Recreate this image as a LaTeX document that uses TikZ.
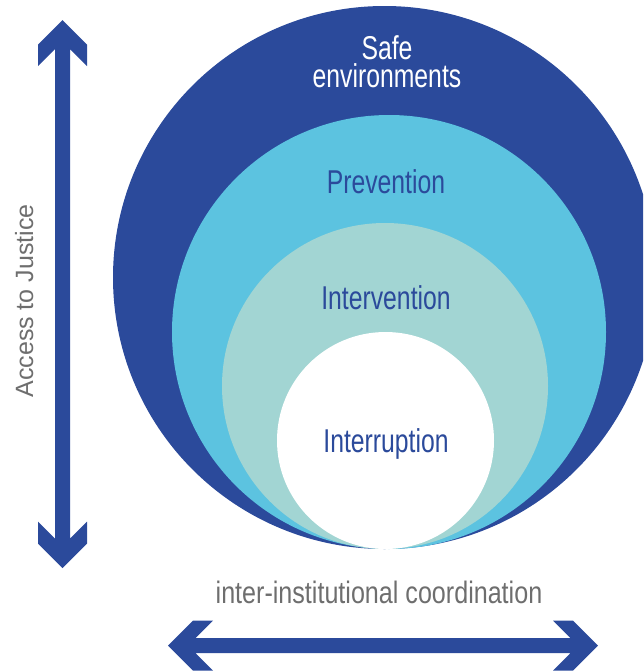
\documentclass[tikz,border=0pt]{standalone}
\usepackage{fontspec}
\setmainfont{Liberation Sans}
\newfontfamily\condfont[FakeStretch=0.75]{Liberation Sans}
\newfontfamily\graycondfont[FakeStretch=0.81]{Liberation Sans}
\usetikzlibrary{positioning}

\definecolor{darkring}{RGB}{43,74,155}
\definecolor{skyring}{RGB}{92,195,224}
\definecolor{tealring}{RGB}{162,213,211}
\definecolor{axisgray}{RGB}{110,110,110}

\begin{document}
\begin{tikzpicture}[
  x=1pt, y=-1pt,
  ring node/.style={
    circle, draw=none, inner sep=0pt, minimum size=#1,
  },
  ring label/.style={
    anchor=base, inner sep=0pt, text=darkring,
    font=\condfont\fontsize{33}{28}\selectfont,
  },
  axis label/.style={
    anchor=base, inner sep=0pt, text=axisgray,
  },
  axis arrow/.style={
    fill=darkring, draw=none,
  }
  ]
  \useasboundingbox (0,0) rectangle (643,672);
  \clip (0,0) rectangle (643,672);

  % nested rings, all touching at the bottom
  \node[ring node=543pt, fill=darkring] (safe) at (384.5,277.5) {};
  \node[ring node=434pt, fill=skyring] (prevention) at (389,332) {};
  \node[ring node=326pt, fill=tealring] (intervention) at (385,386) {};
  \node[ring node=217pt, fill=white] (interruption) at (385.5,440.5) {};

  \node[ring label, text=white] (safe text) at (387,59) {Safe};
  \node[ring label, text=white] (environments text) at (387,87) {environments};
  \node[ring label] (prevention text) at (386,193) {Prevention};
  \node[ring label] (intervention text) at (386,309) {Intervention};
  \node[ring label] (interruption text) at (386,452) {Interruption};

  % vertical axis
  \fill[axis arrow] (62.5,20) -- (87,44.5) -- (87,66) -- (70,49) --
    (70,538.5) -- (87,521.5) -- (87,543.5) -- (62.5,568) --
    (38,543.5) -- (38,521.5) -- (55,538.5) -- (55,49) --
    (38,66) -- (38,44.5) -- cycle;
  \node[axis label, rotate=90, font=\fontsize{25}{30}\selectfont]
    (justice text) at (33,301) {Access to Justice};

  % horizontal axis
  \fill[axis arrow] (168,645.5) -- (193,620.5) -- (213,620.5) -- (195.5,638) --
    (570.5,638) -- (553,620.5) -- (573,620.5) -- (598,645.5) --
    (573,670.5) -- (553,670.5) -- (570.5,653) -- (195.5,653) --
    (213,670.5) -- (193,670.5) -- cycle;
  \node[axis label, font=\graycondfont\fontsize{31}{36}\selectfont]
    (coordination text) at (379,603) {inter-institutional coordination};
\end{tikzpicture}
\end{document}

....

» **What this task involves**:
Write out the whole listing again, exactly, with no pictures.

» **Final result**:
Recreate this image as a LaTeX document that uses TikZ.
\documentclass[tikz,border=0pt]{standalone}
\usepackage{fontspec}
\setmainfont{Liberation Sans}
\newfontfamily\condfont[FakeStretch=0.75]{Liberation Sans}
\newfontfamily\graycondfont[FakeStretch=0.81]{Liberation Sans}
\usetikzlibrary{positioning}

\definecolor{darkring}{RGB}{43,74,155}
\definecolor{skyring}{RGB}{92,195,224}
\definecolor{tealring}{RGB}{162,213,211}
\definecolor{axisgray}{RGB}{110,110,110}

\begin{document}
\begin{tikzpicture}[
  x=1pt, y=-1pt,
  ring node/.style={
    circle, draw=none, inner sep=0pt, minimum size=#1,
  },
  ring label/.style={
    anchor=base, inner sep=0pt, text=darkring,
    font=\condfont\fontsize{33}{28}\selectfont,
  },
  axis label/.style={
    anchor=base, inner sep=0pt, text=axisgray,
  },
  axis arrow/.style={
    fill=darkring, draw=none,
  }
  ]
  \useasboundingbox (0,0) rectangle (643,672);
  \clip (0,0) rectangle (643,672);

  % nested rings, all touching at the bottom
  \node[ring node=543pt, fill=darkring] (safe) at (384.5,277.5) {};
  \node[ring node=434pt, fill=skyring] (prevention) at (389,332) {};
  \node[ring node=326pt, fill=tealring] (intervention) at (385,386) {};
  \node[ring node=217pt, fill=white] (interruption) at (385.5,440.5) {};

  \node[ring label, text=white] (safe text) at (387,59) {Safe};
  \node[ring label, text=white] (environments text) at (387,87) {environments};
  \node[ring label] (prevention text) at (386,193) {Prevention};
  \node[ring label] (intervention text) at (386,309) {Intervention};
  \node[ring label] (interruption text) at (386,452) {Interruption};

  % vertical axis
  \fill[axis arrow] (62.5,20) -- (87,44.5) -- (87,66) -- (70,49) --
    (70,538.5) -- (87,521.5) -- (87,543.5) -- (62.5,568) --
    (38,543.5) -- (38,521.5) -- (55,538.5) -- (55,49) --
    (38,66) -- (38,44.5) -- cycle;
  \node[axis label, rotate=90, font=\fontsize{25}{30}\selectfont]
    (justice text) at (33,301) {Access to Justice};

  % horizontal axis
  \fill[axis arrow] (168,645.5) -- (193,620.5) -- (213,620.5) -- (195.5,638) --
    (570.5,638) -- (553,620.5) -- (573,620.5) -- (598,645.5) --
    (573,670.5) -- (553,670.5) -- (570.5,653) -- (195.5,653) --
    (213,670.5) -- (193,670.5) -- cycle;
  \node[axis label, font=\graycondfont\fontsize{31}{36}\selectfont]
    (coordination text) at (379,603) {inter-institutional coordination};
\end{tikzpicture}
\end{document}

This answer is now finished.